All the roads will disappear, and in their place people will build tracks above all the buildings that go through the whole world. To get your cars up to them, a giant elevator will be installed outside of each persons home for their car, and so that car accidents stop happening your car will attach itself to the track when it gets on it.

I also think that there won't be such a thing as "bad weather" because a really smart scientist will discover a chemical or create a machine that enables you to control it. And houses, apartments, and condos will rebuild themselves depending on the needs of the person who lives in them. So if say you move into a new house, but the bathroom is to small and it needs another bedroom, it will just automatically appear as soon as you think of it.

Ok, so maybe a lot of this stuff is unlikely to happen for a very long time, if ever, but it's still kind of cool to think about.

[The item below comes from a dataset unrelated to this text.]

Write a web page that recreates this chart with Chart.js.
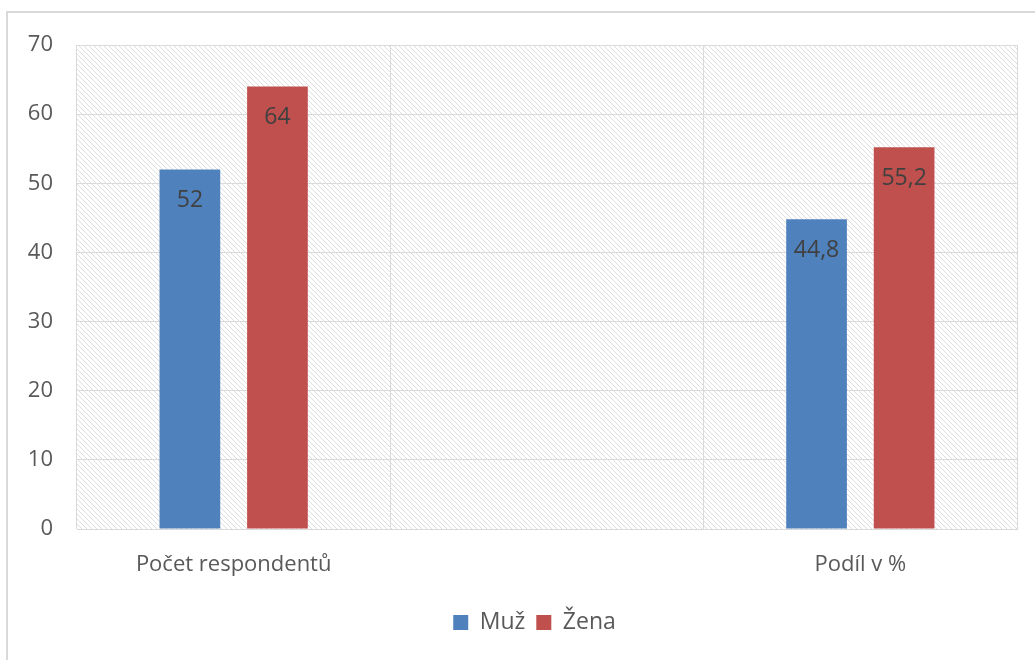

Thursday, January 16, 2014



My Thoughts On Current Crimes on the Radio:
I keep hearing these stories on the radio of people who attack schools, commit murder, or attempt some other crime that's utterly horrible. These people who do these things are usually sent to jail, and sometimes executed, but sometimes they're set free from jail after a long time. But even if they were set free from jail, their lives would be horrible with the knowledge that they committed such a crime. I just don't understand why people would do things like that. I had a friend a long time ago who was murdered by a man like that, and it will never make sense to me why people would do something like that and be able to live with themselves. I mean, sure, some people are not in their right mind, they might be so crazy that they barely have control of their actions. But what about the other people, the ones who DO have control of their actions? What's their excuse, their motivation? What could be the reason for committing murder? Was it the way they were raised, or some weird grudge against their victim? Or something else? Fear? I don't know. As I've said, it'll never make sense to me. But it can't be undone, and it makes me....so angry that some man who I don't know could kill a young girl, my friend,  and yet he would be the one who was still living and she would not. It isn't like murdering someone proves some point, and it's obviously not some sick joke I hope, so I'm completely at a loss as to why someone, anyone, would do something so......horrible.

Tuesday, January 14, 2014

Hi, My Name Is...

Hi, my name is Morgan. I enjoy spending my time hiking, biking, doing yoga, reading, and writing. I would like to spend my time traveling around the world, but I'll have to work up to that. I listen to Vampire Weekend, Ingrid Michealson, Sara Bareilles, and The Civil Wars when I write and do my homework. I am planning on adopting a dog this month, he's a poodle named Simon. I really like dogs, much better than cats; obviously I'm a dog person. I would especially like a dog that I can take hiking with me, so I'm not alone in the woods. :) This summer I'm starting to train to hike the Appalachian Trail, even though I'm not hiking it until the year after I graduate from college. So I still have about 6 years, but it's better to be prepared then to not be prepared and quit halfway through. I have two younger sisters and one older brother, so I have a pretty large family and I have to help watch my little sisters all the time. I also like to go shopping, (and no, I'm not ashamed.) My favorite stores are Vintage Bliss and Sweet Elizabeth Jane.